_THE PROBLEM:_
Restate each line of the listing exactly, without carrying over any pictures.

____

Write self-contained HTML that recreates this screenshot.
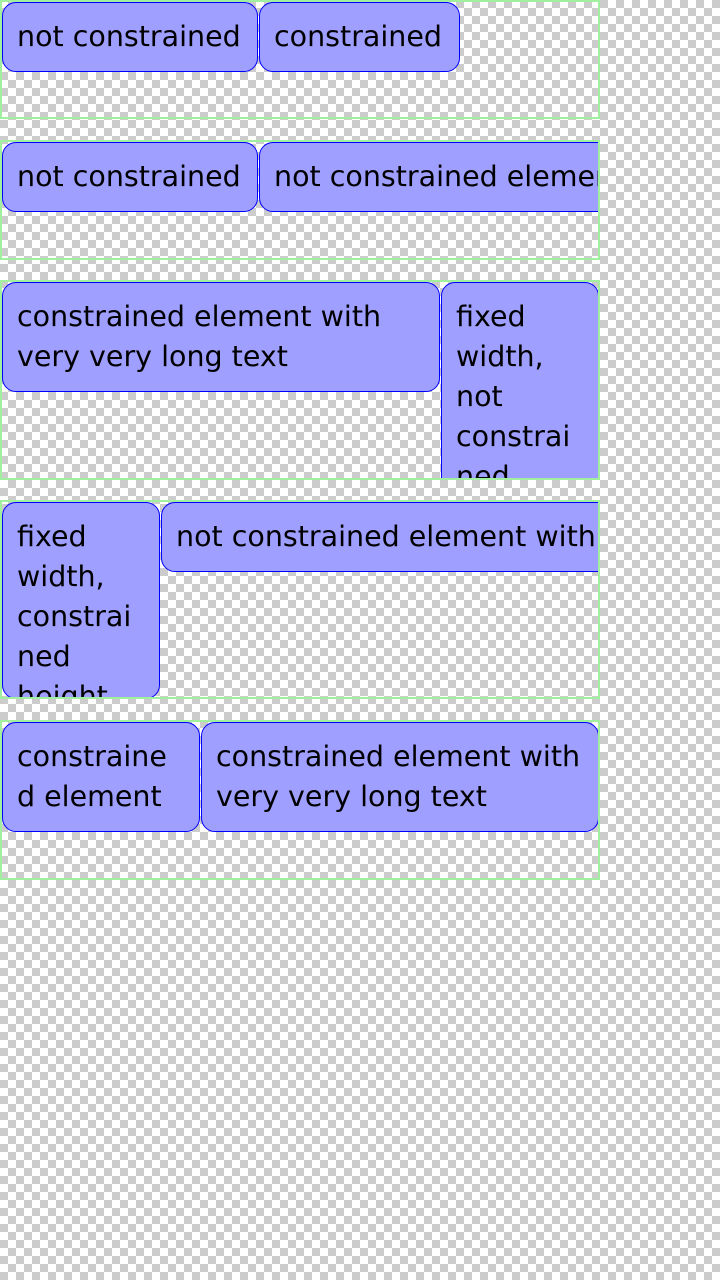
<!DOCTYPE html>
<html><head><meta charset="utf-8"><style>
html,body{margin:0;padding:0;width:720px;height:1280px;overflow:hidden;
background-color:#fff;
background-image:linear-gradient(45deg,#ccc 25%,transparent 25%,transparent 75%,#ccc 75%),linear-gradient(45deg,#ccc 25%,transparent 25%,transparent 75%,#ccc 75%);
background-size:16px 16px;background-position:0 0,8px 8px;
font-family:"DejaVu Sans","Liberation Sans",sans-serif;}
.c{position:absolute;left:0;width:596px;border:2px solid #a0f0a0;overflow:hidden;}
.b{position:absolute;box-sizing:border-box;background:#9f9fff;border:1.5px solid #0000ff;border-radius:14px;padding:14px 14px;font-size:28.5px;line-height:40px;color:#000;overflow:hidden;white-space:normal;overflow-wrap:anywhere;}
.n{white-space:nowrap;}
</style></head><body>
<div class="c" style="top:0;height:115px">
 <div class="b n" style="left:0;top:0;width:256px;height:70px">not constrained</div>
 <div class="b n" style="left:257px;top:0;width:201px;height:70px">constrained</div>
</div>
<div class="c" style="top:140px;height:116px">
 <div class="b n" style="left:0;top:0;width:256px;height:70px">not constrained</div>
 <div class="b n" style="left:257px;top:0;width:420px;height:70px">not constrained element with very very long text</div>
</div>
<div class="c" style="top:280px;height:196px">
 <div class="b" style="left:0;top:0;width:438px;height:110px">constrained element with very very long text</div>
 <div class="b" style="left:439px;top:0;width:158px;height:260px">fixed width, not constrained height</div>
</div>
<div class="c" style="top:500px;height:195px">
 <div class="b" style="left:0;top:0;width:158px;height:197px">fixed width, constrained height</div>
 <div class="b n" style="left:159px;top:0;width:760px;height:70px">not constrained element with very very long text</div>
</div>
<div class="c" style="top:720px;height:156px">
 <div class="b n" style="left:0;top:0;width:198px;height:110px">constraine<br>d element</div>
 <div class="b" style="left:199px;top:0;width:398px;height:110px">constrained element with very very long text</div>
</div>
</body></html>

____

_WRITTEN ANSWER:_
Write self-contained HTML that recreates this screenshot.
<!DOCTYPE html>
<html><head><meta charset="utf-8"><style>
html,body{margin:0;padding:0;width:720px;height:1280px;overflow:hidden;
background-color:#fff;
background-image:linear-gradient(45deg,#ccc 25%,transparent 25%,transparent 75%,#ccc 75%),linear-gradient(45deg,#ccc 25%,transparent 25%,transparent 75%,#ccc 75%);
background-size:16px 16px;background-position:0 0,8px 8px;
font-family:"DejaVu Sans","Liberation Sans",sans-serif;}
.c{position:absolute;left:0;width:596px;border:2px solid #a0f0a0;overflow:hidden;}
.b{position:absolute;box-sizing:border-box;background:#9f9fff;border:1.5px solid #0000ff;border-radius:14px;padding:14px 14px;font-size:28.5px;line-height:40px;color:#000;overflow:hidden;white-space:normal;overflow-wrap:anywhere;}
.n{white-space:nowrap;}
</style></head><body>
<div class="c" style="top:0;height:115px">
 <div class="b n" style="left:0;top:0;width:256px;height:70px">not constrained</div>
 <div class="b n" style="left:257px;top:0;width:201px;height:70px">constrained</div>
</div>
<div class="c" style="top:140px;height:116px">
 <div class="b n" style="left:0;top:0;width:256px;height:70px">not constrained</div>
 <div class="b n" style="left:257px;top:0;width:420px;height:70px">not constrained element with very very long text</div>
</div>
<div class="c" style="top:280px;height:196px">
 <div class="b" style="left:0;top:0;width:438px;height:110px">constrained element with very very long text</div>
 <div class="b" style="left:439px;top:0;width:158px;height:260px">fixed width, not constrained height</div>
</div>
<div class="c" style="top:500px;height:195px">
 <div class="b" style="left:0;top:0;width:158px;height:197px">fixed width, constrained height</div>
 <div class="b n" style="left:159px;top:0;width:760px;height:70px">not constrained element with very very long text</div>
</div>
<div class="c" style="top:720px;height:156px">
 <div class="b n" style="left:0;top:0;width:198px;height:110px">constraine<br>d element</div>
 <div class="b" style="left:199px;top:0;width:398px;height:110px">constrained element with very very long text</div>
</div>
</body></html>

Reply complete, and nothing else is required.